Potential disadvantages consist of:

  • More complex than database mirroring.
  • Requires Enterprise Edition and Windows Failover Clustering.
  • Potential performance impact from synchronous commits.
  • Can’t fail over databases independently of an instance.
  • Managing connections across replicas takes care.

AGs provide powerful database-level protection but have some drawbacks like cost and complexity that organizations should consider.

Sample disaster recovery plan template for SQL Server

A sample disaster recovery plan template for SQL Server may contain sections like:

Emergency Contacts

List of DR team members with 24/7 phone, email and mobile contact info.

Disaster Recovery Sites

Specs on primary and secondary DR data center sites and infrastructure.

Application Inventory

List of critical SQL Server applications, databases, RTOs, RPOs.

Server Inventory

Details on production and DR SQL Servers including hardware, OS, SQL version etc.

Network Topology

Diagrams depicting LAN/WAN layout and connectivity for production and DR environments.

Backup Strategy

Documents SQL Server backup types, schedules, retention and media storage.

High Availability Technology

Overview of HA technologies like clustering, AlwaysOn, mirroring etc. in use.

Recovery Procedures

Step-by-step procedures to recover operations at primary and secondary sites.

Testing & Maintenance

Plans for testing failover and procedures for updating the DR plan periodically.

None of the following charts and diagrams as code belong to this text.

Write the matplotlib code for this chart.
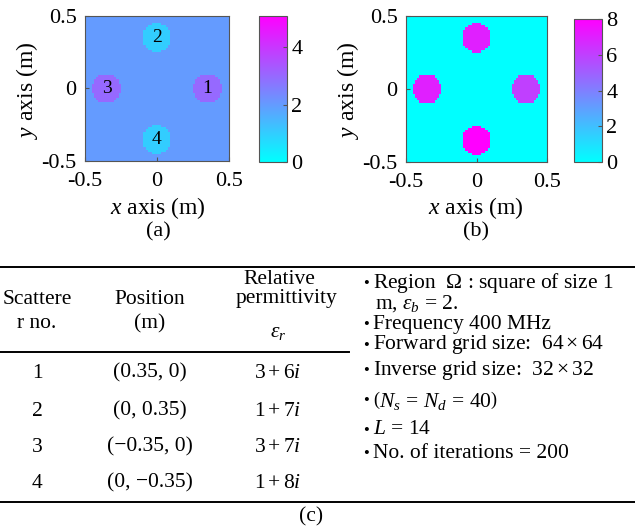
import numpy as np
import matplotlib
matplotlib.use('Agg')
import matplotlib.pyplot as plt
from matplotlib.lines import Line2D

plt.rcParams['font.family'] = ['Liberation Serif', 'DejaVu Serif']
plt.rcParams['mathtext.fontset'] = 'custom'
plt.rcParams['mathtext.rm'] = 'Liberation Serif'
plt.rcParams['mathtext.it'] = 'Liberation Serif:italic'
plt.rcParams['mathtext.bf'] = 'Liberation Serif:bold'
plt.rcParams['axes.unicode_minus'] = False

# ---------------- data ----------------
scatterer_ids = [1, 2, 3, 4]
pos_x = [0.35, 0.0, -0.35, 0.0]
pos_y = [0.0, 0.35, 0.0, -0.35]
eps_real = [3, 1, 3, 1]
eps_imag = [6, 7, 7, 8]
background_real = 2
background_imag = 0
radius = 0.1
grid_n = 64
domain = [-0.5, 0.5]

cbar_a_ticks = [0, 2, 4]
cbar_b_ticks = [0, 2, 4, 6, 8]
cbar_a_range = [0, 5.1]
cbar_b_range = [0, 8]
axis_ticks = [-0.5, 0, 0.5]
axis_ticklabels = ['-0.5', '0', '0.5']

pos_labels = ['(0.35, 0)', '(0, 0.35)', '(\u22120.35, 0)', '(0, \u22120.35)']
perm_labels = [r'$3+6i$', r'$1+7i$', r'$3+7i$', r'$1+8i$']
bullets = [r'Region  $\Omega$ : square of size 1',
           None,
           'Frequency 400 MHz',
           r'Forward grid size:  $64\times64$',
           r'Inverse grid size:  $32\times32$',
           r'$\left(N_s\,=\,N_d\,=\,40\right)$',
           r'$L$ = 14',
           'No. of iterations = 200']

# ---------------- build maps ----------------
c = domain[0] + (np.arange(grid_n) + 0.5) * (domain[1] - domain[0]) / grid_n
X, Y = np.meshgrid(c, c)
re_map = np.full(X.shape, float(background_real))
im_map = np.full(X.shape, float(background_imag))
for px_, py_, er, ei in zip(pos_x, pos_y, eps_real, eps_imag):
    m = (X - px_) ** 2 + (Y - py_) ** 2 <= radius ** 2 + 1e-12
    re_map[m] = er
    im_map[m] = ei

W, H = 635, 527
fig = plt.figure(figsize=(W / 100, H / 100), dpi=100)

TICK_FS = 16
LABEL_FS = 17
TABLE_FS = 15.5


def box(x0, y0, x1, y1):
    return [x0 / W, 1 - y1 / H, (x1 - x0) / W, (y1 - y0) / H]


def ftext(x, y, s, **kw):
    kw.setdefault('fontsize', TABLE_FS)
    kw.setdefault('ha', 'center')
    kw.setdefault('va', 'center')
    fig.text(x / W, 1 - y / H, s, **kw)


def hline(y, x0, x1, lw=1.4):
    fig.add_artist(Line2D([x0 / W, x1 / W], [1 - y / H, 1 - y / H],
                          color='black', lw=lw, transform=fig.transFigure))


spine_col = '#555555'


def style_axes(ax):
    ax.set_xlim(domain)
    ax.set_ylim(domain)
    ax.set_xticks(axis_ticks)
    ax.set_yticks(axis_ticks)
    ax.set_xticklabels(axis_ticklabels)
    ax.set_yticklabels(axis_ticklabels)
    ax.tick_params(direction='in', length=3, labelsize=TICK_FS, color=spine_col)
    ax.tick_params(axis='x', pad=8)
    ax.tick_params(axis='y', pad=6)
    for s in ax.spines.values():
        s.set_color(spine_col)
        s.set_linewidth(0.8)


def style_cbar(cb, ticks):
    cb.set_ticks(ticks)
    cb.ax.tick_params(direction='in', length=3, labelsize=TICK_FS, color=spine_col, pad=3)
    cb.outline.set_edgecolor(spine_col)
    cb.outline.set_linewidth(0.8)


# panel (a)
axa = fig.add_axes(box(85, 16, 229, 161))
ima = axa.imshow(re_map, extent=[domain[0], domain[1], domain[0], domain[1]],
                 origin='lower', cmap='cool', vmin=cbar_a_range[0], vmax=cbar_a_range[1],
                 aspect='auto', interpolation='nearest')
style_axes(axa)
for sid, px_, py_ in zip(scatterer_ids, pos_x, pos_y):
    axa.text(px_, py_, str(sid), ha='center', va='center', fontsize=14, color='black')
caxa = fig.add_axes(box(259, 16, 287, 162))
cba = fig.colorbar(ima, cax=caxa)
style_cbar(cba, cbar_a_ticks)
ftext(158, 208, r'$x$ axis (m)', fontsize=LABEL_FS)
ftext(27, 90, r'$y$ axis (m)', fontsize=LABEL_FS, rotation=90)
ftext(158, 232, '(a)', fontsize=16)

# panel (b)
axb = fig.add_axes(box(406, 16, 547, 162))
imb = axb.imshow(im_map, extent=[domain[0], domain[1], domain[0], domain[1]],
                 origin='lower', cmap='cool', vmin=cbar_b_range[0], vmax=cbar_b_range[1],
                 aspect='auto', interpolation='nearest')
style_axes(axb)
caxb = fig.add_axes(box(574, 19, 602, 162))
cbb = fig.colorbar(imb, cax=caxb)
style_cbar(cbb, cbar_b_ticks)
ftext(476, 208, r'$x$ axis (m)', fontsize=LABEL_FS)
ftext(348, 90, r'$y$ axis (m)', fontsize=LABEL_FS, rotation=90)
ftext(476, 232, '(b)', fontsize=16)

# ---------------- table (c) ----------------
hline(267, 0, 635)
hline(352, 0, 349)
hline(502, 0, 635)

ftext(37, 300, 'Scattere')
ftext(37, 324, 'r no.')
ftext(150, 300, 'Position')
ftext(150, 324, '(m)')
ftext(279, 280, 'Relative')
ftext(286, 298, 'permittivity')
ftext(278, 333, r'$\varepsilon_r$')

row_y = [373, 411, 447, 483]
for ry, sid, pl, pm in zip(row_y, scatterer_ids, pos_labels, perm_labels):
    ftext(37, ry, str(sid))
    ftext(150, ry, pl)
    ftext(278, ry, pm)

bullet_y = [283, 304, 324, 345, 370, 400, 430, 453]
for by, bt in zip(bullet_y, bullets):
    if bt is None:
        ftext(375, by, r'm, $\varepsilon_b$ = 2.', ha='left')
        continue
    ftext(363, by + 1, '\u2022', ha='left', fontsize=12)
    ftext(373, by, bt, ha='left')

ftext(311, 517, '(c)')

fig.savefig('out.png', dpi=100)
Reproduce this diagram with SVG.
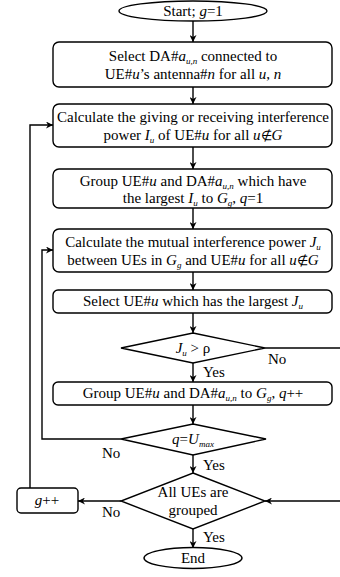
<svg xmlns="http://www.w3.org/2000/svg" width="340" height="577" viewBox="0 0 340 577">
<style>
.s{fill:none;stroke:#000;stroke-width:1.4}
.n{fill:#fff;stroke:#000;stroke-width:1.4}
text{font-family:'Liberation Serif','Times New Roman',serif;font-size:15px;fill:#000}
.c{text-anchor:middle}
.i{font-style:italic}
.b{font-size:9px;font-style:italic}
.m{font-size:13px}
</style>
<defs>
<marker id="a" viewBox="0 0 10 10" refX="10" refY="5" markerWidth="7" markerHeight="7" markerUnits="userSpaceOnUse" orient="auto">
<path d="M0,0 L10,5 L0,10 L3,5 z" fill="#000"/>
</marker>
</defs>
<g id="connectors">
<line class="s" x1="193" y1="21" x2="193" y2="42" marker-end="url(#a)"/>
<line class="s" x1="193" y1="87" x2="193" y2="104" marker-end="url(#a)"/>
<line class="s" x1="193" y1="147" x2="193" y2="169" marker-end="url(#a)"/>
<line class="s" x1="193" y1="208" x2="193" y2="229" marker-end="url(#a)"/>
<line class="s" x1="193" y1="272" x2="193" y2="290" marker-end="url(#a)"/>
<line class="s" x1="193" y1="313" x2="193" y2="333" marker-end="url(#a)"/>
<line class="s" x1="193" y1="363" x2="193" y2="382" marker-end="url(#a)"/>
<line class="s" x1="193" y1="405" x2="193" y2="424" marker-end="url(#a)"/>
<line class="s" x1="193" y1="455" x2="193" y2="473" marker-end="url(#a)"/>
<line class="s" x1="193" y1="529" x2="193" y2="548" marker-end="url(#a)"/>
<line class="s" x1="121" y1="501" x2="78" y2="501" marker-end="url(#a)"/>
<polyline class="s" points="30,488 30,125 53,125" marker-end="url(#a)"/>
<polyline class="s" points="121,439 42,439 42,250 53,250" marker-end="url(#a)"/>
<line class="s" x1="265" y1="348" x2="340" y2="348"/>
<line class="s" x1="340" y1="501" x2="265" y2="501" marker-end="url(#a)"/>
<text x="268" y="364">No</text>
<text x="203" y="377">Yes</text>
<text x="102" y="458">No</text>
<text x="203" y="470">Yes</text>
<text x="102" y="517">No</text>
<text x="203" y="542">Yes</text>
</g>
<g id="start">
<ellipse class="n" cx="193" cy="11" rx="74" ry="10"/>
<text class="c" x="193" y="16">Start; <tspan class="i">g</tspan>=1</text>
</g>
<g id="box1">
<rect class="n" x="53" y="42" width="279" height="45" rx="6"/>
<text class="c" x="193" y="61">Select DA#<tspan class="i">a</tspan><tspan class="b" dy="3">u,n</tspan><tspan dy="-3">  connected to</tspan></text>
<text class="c" x="193" y="79">UE#<tspan class="i">u</tspan>’s antenna#<tspan class="i">n</tspan> for all <tspan class="i">u</tspan>, <tspan class="i">n</tspan></text>
</g>
<g id="box2">
<rect class="n" x="53" y="104" width="279" height="43" rx="6"/>
<text class="c" x="193" y="122">Calculate the giving or receiving interference</text>
<text class="c" x="193" y="140">power <tspan class="i">I</tspan><tspan class="b" dy="3">u</tspan><tspan dy="-3"> of UE#</tspan><tspan class="i">u</tspan> for all <tspan class="i">u</tspan><tspan class="m">∉</tspan><tspan class="i">G</tspan></text>
</g>
<g id="box3">
<rect class="n" x="53" y="169" width="279" height="39" rx="6"/>
<text class="c" x="193" y="186">Group UE#<tspan class="i">u</tspan> and DA#<tspan class="i">a</tspan><tspan class="b" dy="3">u,n</tspan><tspan dy="-3"> which have</tspan></text>
<text class="c" x="193" y="203">the largest <tspan class="i">I</tspan><tspan class="b" dy="3">u</tspan><tspan dy="-3"> to </tspan><tspan class="i">G</tspan><tspan class="b" dy="3">g</tspan><tspan dy="-3">, </tspan><tspan class="i">q</tspan>=1</text>
</g>
<g id="box4">
<rect class="n" x="53" y="229" width="279" height="43" rx="6"/>
<text class="c" x="193" y="247">Calculate the mutual interference power <tspan class="i">J</tspan><tspan class="b" dy="3">u</tspan></text>
<text class="c" x="193" y="265">between UEs in <tspan class="i">G</tspan><tspan class="b" dy="3">g</tspan><tspan dy="-3"> and UE#</tspan><tspan class="i">u</tspan> for all <tspan class="i">u</tspan><tspan class="m">∉</tspan><tspan class="i">G</tspan></text>
</g>
<g id="box5">
<rect class="n" x="53" y="290" width="279" height="23" rx="5"/>
<text class="c" x="193" y="306">Select UE#<tspan class="i">u</tspan> which has the largest <tspan class="i">J</tspan><tspan class="b" dy="3">u</tspan></text>
</g>
<g id="dec1">
<polygon class="n" points="193,333 265,348 193,363 121,348"/>
<text class="c" x="193" y="353"><tspan class="i">J</tspan><tspan class="b" dy="3">u</tspan><tspan dy="-3"> &gt; ρ</tspan></text>
</g>
<g id="box6">
<rect class="n" x="53" y="382" width="279" height="23" rx="5"/>
<text class="c" x="193" y="398">Group UE#<tspan class="i">u</tspan> and DA#<tspan class="i">a</tspan><tspan class="b" dy="3">u,n</tspan><tspan dy="-3"> to </tspan><tspan class="i">G</tspan><tspan class="b" dy="3">g</tspan><tspan dy="-3">, </tspan><tspan class="i">q</tspan>++</text>
</g>
<g id="dec2">
<polygon class="n" points="193,424 266,439 193,455 121,439"/>
<text class="c" x="193" y="444"><tspan class="i">q</tspan>=<tspan class="i">U</tspan><tspan class="b" dy="3">max</tspan></text>
</g>
<g id="dec3">
<polygon class="n" points="193,473 265,501 193,529 121,501"/>
<text class="c" x="193" y="497">All UEs are</text>
<text class="c" x="193" y="515">grouped</text>
</g>
<g id="gpp">
<rect class="n" x="17" y="488" width="61" height="25" rx="4"/>
<text class="c" x="47" y="505"><tspan class="i">g</tspan>++</text>
</g>
<g id="end">
<ellipse class="n" cx="193" cy="558" rx="49" ry="10.5"/>
<text class="c" x="193" y="563">End</text>
</g>
</svg>
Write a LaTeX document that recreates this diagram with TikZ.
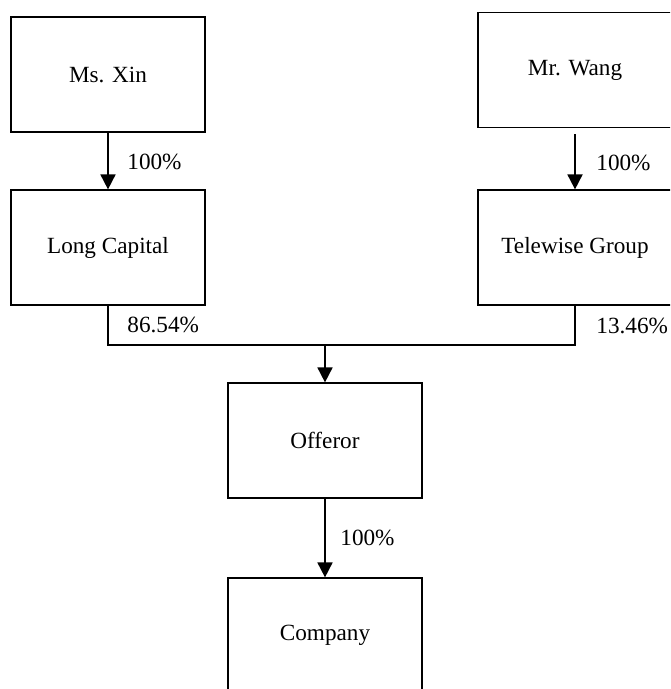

Templates provide a pre-defined structure while allowing customization for specific organizational assets, technologies and procedures.

Conclusion

A comprehensive disaster recovery plan is crucial for minimizing SQL Server downtime and data loss when catastrophic outages strike. Key elements include backups, high availability technologies, secondary sites, and detailed documentation covering infrastructure, policies, procedures, testing and maintenance. Following SQL Server best practices for disaster recovery planning and testing enables organizations to meet RTOs and RPOs for critical database applications.